The decision, ostensibly made by the members of the Russian track and field team, to call off the meet with the U.S. in Los Angeles later this month because of American policy in Vietnam is a deplorable intrusion of politics into sports. The Russians claim the athletes themselves resolved not to compete, but their statements ring of party propaganda.
Perhaps even more reprehensible is the well-founded suspicion that Russia canceled the meet, as well as a series of games with a strong U.S. basketball team, because it felt it would certainly lose. The poor showing of the Russian track team at a recent meet in Odessa, coupled with the usual excellence of the U.S. men and the extraordinary achievements of the U.S. women at their national championships two weeks ago, foreboded defeat no matter what contortions the Russians might have resorted to in scoring the meet. As a State Department spokesman phrased it: "They saw a bad licking staring them in the face." In this respect, then, Vietnam may have been used merely as a particularly nasty excuse.
Perhaps it is naive to believe that sport can transcend the unrealities of international power politics or, indeed, remain as some kind of oasis of sanity. But since its inception in 1958, the U.S.- U.S.S.R. meet has provided a welcome relief from the stresses, bitterness and despair of the Cold War and has proved that not only the athletes but the people of both nations could still get together and have a good time.
We vividly remember the Russian and U.S. teams gaily parading arm in arm around the track at Stanford at the conclusion of the 1962 meet as a crowd of 80,000 stood cheering. We also recall the competition in Moscow in 1963. Khrushchev and Harriman, who had been negotiating the test-ban treaty, were at the stadium. Darkness was falling. The air was electric. In the last event Valeri Brumel, who had missed twice, finally made a world-record high jump, and Khrushchev and Harriman impulsively leaped from their seats and hugged each other.
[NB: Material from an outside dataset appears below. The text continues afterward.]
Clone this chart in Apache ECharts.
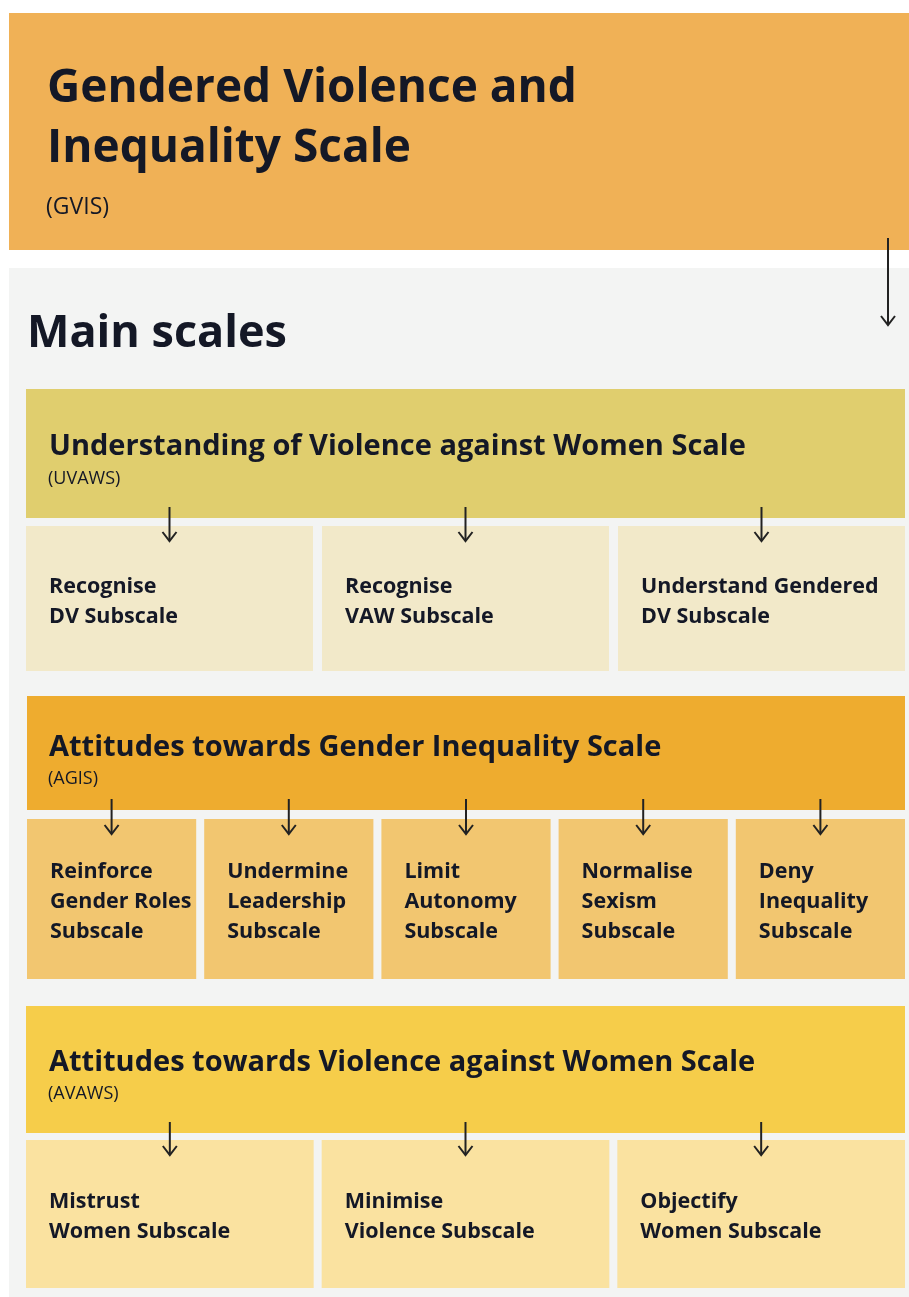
<!DOCTYPE html>
<html><head><meta charset="utf-8">
<script src="https://cdn.jsdelivr.net/npm/echarts@6/dist/echarts.min.js"></script>
<style>html,body{margin:0;padding:0;background:#fff}#c{width:909px;height:1297px}</style>
</head><body><div id="c"></div>
<script>
// ---- content ----
const titleLines = ['Gendered Violence and', 'Inequality Scale'];
const titleAbbr = '(GVIS)';
const sectionTitle = 'Main scales';
const scaleNames = [
  'Understanding of Violence against Women Scale',
  'Attitudes towards Gender Inequality Scale',
  'Attitudes towards Violence against Women Scale'
];
const scaleAbbrs = ['(UVAWS)', '(AGIS)', '(AVAWS)'];
const uvawsSubscales = [['Recognise', 'DV Subscale'], ['Recognise', 'VAW Subscale'], ['Understand Gendered', 'DV Subscale']];
const agisSubscales = [['Reinforce', 'Gender Roles', 'Subscale'], ['Undermine', 'Leadership', 'Subscale'], ['Limit', 'Autonomy', 'Subscale'], ['Normalise', 'Sexism', 'Subscale'], ['Deny', 'Inequality', 'Subscale']];
const avawsSubscales = [['Mistrust', 'Women Subscale'], ['Minimise', 'Violence Subscale'], ['Objectify', 'Women Subscale']];
const subscaleGroups = [uvawsSubscales, agisSubscales, avawsSubscales];

// ---- layout / style ----
const FONT = '"Open Sans", "Noto Sans", sans-serif';
const TEXT = '#141826';
const ARROW = '#222222';
const blocks = [
  {hTop: 389, hBot: 518, sTop: 526, sBot: 671, tY: 58, aY: 90, lY: 61, hFill: '#E0CE6E', sFill: '#F2E9C9', x0: 26, x1: 905, gap: 9},
  {hTop: 696, hBot: 810, sTop: 819, sBot: 979, tY: 52, aY: 83, lY: 53, hFill: '#EEAC2F', sFill: '#F2C670', x0: 27, x1: 905, gap: 8},
  {hTop: 1006, hBot: 1133, sTop: 1140, sBot: 1288, tY: 57, aY: 88, lY: 62, hFill: '#F6CD4A', sFill: '#FAE2A0', x0: 26, x1: 905, gap: 8}
];

const els = [];
function rect(x, y, w, h, fill) {
  els.push({type: 'rect', shape: {x: x, y: y, width: w, height: h}, style: {fill: fill}, silent: true});
}
function text(x, y, t, size, weight) {
  els.push({type: 'text', x: x, y: y, style: {text: t, fill: TEXT, font: weight + ' ' + size + 'px ' + FONT, align: 'left', verticalAlign: 'middle'}, silent: true});
}
function arrow(x, y0, y1) {
  els.push({type: 'polyline', shape: {points: [[x, y0], [x, y1]]}, style: {stroke: ARROW, lineWidth: 2, fill: null}, silent: true});
  els.push({type: 'polyline', shape: {points: [[x - 7, y1 - 9], [x, y1], [x + 7, y1 - 9]]}, style: {stroke: ARROW, lineWidth: 2, fill: null}, silent: true});
}

// top banner
rect(9, 13, 900, 237, '#F0B156');
titleLines.forEach(function (t, i) { text(47, 89 + i * 60, t, 46, 'bold'); });
text(46, 207, titleAbbr, 23, 'normal');
// gray panel
rect(9, 268, 900, 1029, '#F3F4F3');
arrow(888, 238, 325);
text(27, 334, sectionTitle, 45, 'bold');

blocks.forEach(function (b, bi) {
  rect(b.x0, b.hTop, b.x1 - b.x0, b.hBot - b.hTop, b.hFill);
  text(49, b.hTop + b.tY, scaleNames[bi], 29, 'bold');
  text(48, b.hTop + b.aY, scaleAbbrs[bi], 18, 'normal');
  const subs = subscaleGroups[bi];
  const n = subs.length;
  const w = (b.x1 - b.x0 - b.gap * (n - 1)) / n;
  subs.forEach(function (lines, i) {
    const x = b.x0 + i * (w + b.gap);
    rect(x, b.sTop, w, b.sBot - b.sTop, b.sFill);
    lines.forEach(function (l, j) { text(x + 23, b.sTop + b.lY + j * 30, l, 21.5, 'bold'); });
  });
  subs.forEach(function (lines, i) {
    const cx = b.x0 + i * (w + b.gap) + w / 2;
    arrow(cx, b.hBot - 11, b.sTop + 15);
  });
});

const chart = echarts.init(document.getElementById('c'), null, {renderer: 'canvas'});
chart.setOption({animation: false, backgroundColor: '#ffffff', graphic: {elements: els}});
</script>
</body></html>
"We cannot visit a country whose rulers are violating the elementary rules of humanity on our planet," Broad Jumper Igor Ter-Ovanesyan parroted. What about violating the elementary principles of sportsmanship, Ter? We can only hope that The Ter, Tamara Press, Brumel, et al. are properly ashamed of their performances as puppets.
A BLISTERING PACE
Russ Chaffee, a 39-year-old high school math teacher from Sayre, Pa. has been swimming the entire 440 miles of the Susquehanna River from Cooperstown, N.Y. to Havre de Grace, Md.
Last week, on the 20th day of his swim, Chaffee passed through Harrisburg, Pa., and he had only one complaint: his feet hurt. Pennsylvania is in the midst of a drought, and Chaffee has had to walk much of the way.
"The lack of water has slowed me down," he admitted. "I've scraped my stomach on the bottom. Some of the areas are so rocky I have to wear socks and flippers to keep from cutting my feet. In fact, the blisters from the first couple of days are just starting to heal."